# Leicestershire Rothley thurcaston



## Brad Pitts (25 Jun 2013)

I'm new to the site and just started road cycling am reasonably fit can anyone advise on cycle buddies or good local clubs, I'm no Bradley wiggins but at the same time I've removed my stabilisers thanks brad


----------



## Mad Doug Biker (26 Jun 2013)

Welcome to the forum! Sorry I can't help.


----------



## Vikeonabike (26 Jun 2013)

Leicester Forest, Leicester Road Club, Coalville Wheelers, Ratae Road Club... Plenty around there and some Great routes near you too


----------



## Brad Pitts (26 Jun 2013)

Vikeonabike any hints on which one ! Normal people would be good !


----------



## Supersuperleeds (26 Jun 2013)

@Reece is a member of Leicester Forest, drop him a PM, sure he will be happy to give you some details, pretty sure they have an all speeds welcome ride on a weekend, they ride Desford way I think so you will get a good warm up ride to the meets


----------



## TheSpence (27 Jul 2013)

I am looking for a club also, in Leicestershire - still a bit nervous/wimpy to fully look into it!

But if you ever fancy going on a ride sometime, give me a shout; I am only in South Wigston.


----------



## Vikeonabike (30 Jul 2013)

Vikeonabike said:


> Leicester Forest, Leicester Road Club, Coalville Wheelers, Ratae Road Club... Plenty around there and some Great routes near you too


Try riding with all of them and then you decide which one suits you best!
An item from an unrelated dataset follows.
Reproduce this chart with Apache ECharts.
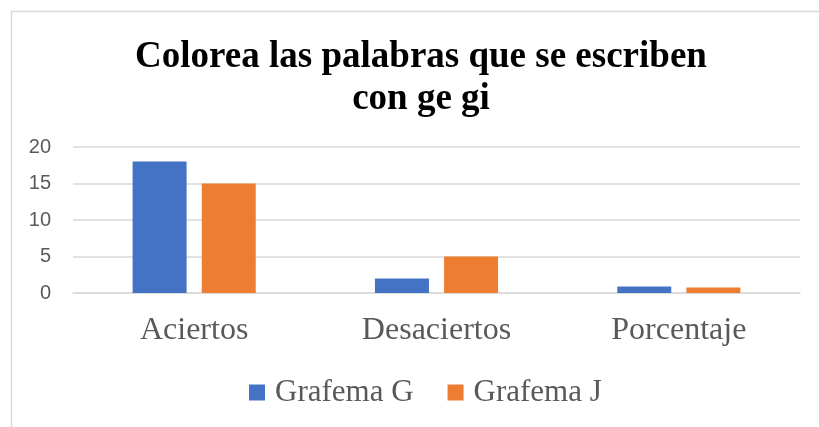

They are all pretty local. Might be that one of the clubs does most of it's riding closer to you than the others!


----------



## A Badger (10 Jan 2014)

Brad Pitts said:


> I'm new to the site and just started road cycling am reasonably fit can anyone advise on cycle buddies or good local clubs, I'm no Bradley wiggins but at the same time I've removed my stabilisers thanks brad



Hi Brad, I know your post is pretty old!! did you find a club? I live in Mountsorrel! Cheers...


----------



## A Badger (15 Feb 2014)

TheSpence said:


> I am looking for a club also, in Leicestershire - still a bit nervous/wimpy to fully look into it!
> 
> But if you ever fancy going on a ride sometime, give me a shout; I am only in South Wigston.


Hi there, I live in Rothley if you fancy a ride, we sound about the same fitness level!! Send a reply and we can arrange something.. Cheers.


----------